Власть стремилась всеми силами искоренить даже память об этих людях. В 1927 году по особому распоряжению начальника VI отделения секретного отдела ВЧК Е. Тучкова были проведены специальные карательные мероприятия против панихид на могиле расстрелянных, арестовали священнослужителей Георгия Степанова, Бориса Ветвицкого, Александра Кузьмина, Василия Залесского, Михаила Малькова. Все они были осуждены и сосланы в северные края.
В 1930 году был разрушен и сам памятник. Кузнецов видел его обломки, старательно сложенные чьей-то благочестивой рукой в штабель. Нет давно того монастыря, разорили его. «Теперь и обломки исчезли, и не осталось внешних примет», – свидетельствовал Кузнецов позже.
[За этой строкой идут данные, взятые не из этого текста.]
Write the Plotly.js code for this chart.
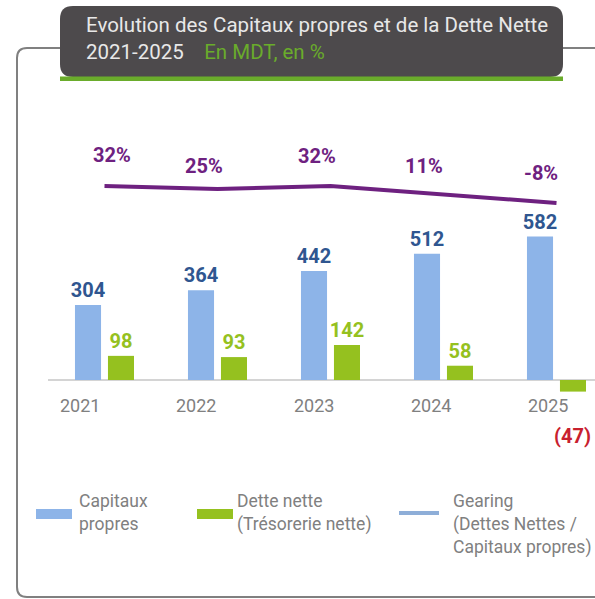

Однако он оказался не совсем прав. Верующие начали ходить на городское кладбище, где рядом с братской могилой расстрелянных в марте 1919 года астраханцев появился деревянный крест с надписью: «Архиепископ Митрофан и епископ Леонтий». Много раз, пишет игумен Иосиф в книге «Святые и подвижники Благочестия земли Астраханской», уничтожали этот крест, но он вновь, «как феникс из пепла, появлялся на прежнем месте».
Только с крушением советской власти в 1991 году здесь был поставлен на века памятный крест с их именами. В день праздников отдаются почести, и простой люд спешит к ним. «Самое главное, – пишет отец Иосиф, – что оба убиенных архиерея всегда приходят на помощь».
В 2000 году прокуратурой Астраханской области архиепископ Митрофан был признан невиновным и реабилитирован.
В декабре 2001 года в Москве по председательством Патриарха Московского и Всея Руси Алексия II Синод Русской православной церкви включил в Собор новомучеников Российских XX века священномученика Митрофана. 14 апреля 2002 года в Покровском кафедральном соборе города Астрахани по благоволению архиепископа Астраханского и Енотаевского Ионы состоялось его торжественное прославление.
Ну а чудодейственная реликвия, таинственный крест? – спросите вы. – Что же стало с ним? Кому он достался?
Неужели не догадываетесь?..
В музеях вы его не замечали, в других чиновничьих хранилищах он не значится… Может, носит его уже внук того мальца, про которого мать всем рассказывала, что спас тот крест её сынишку от верной гибели?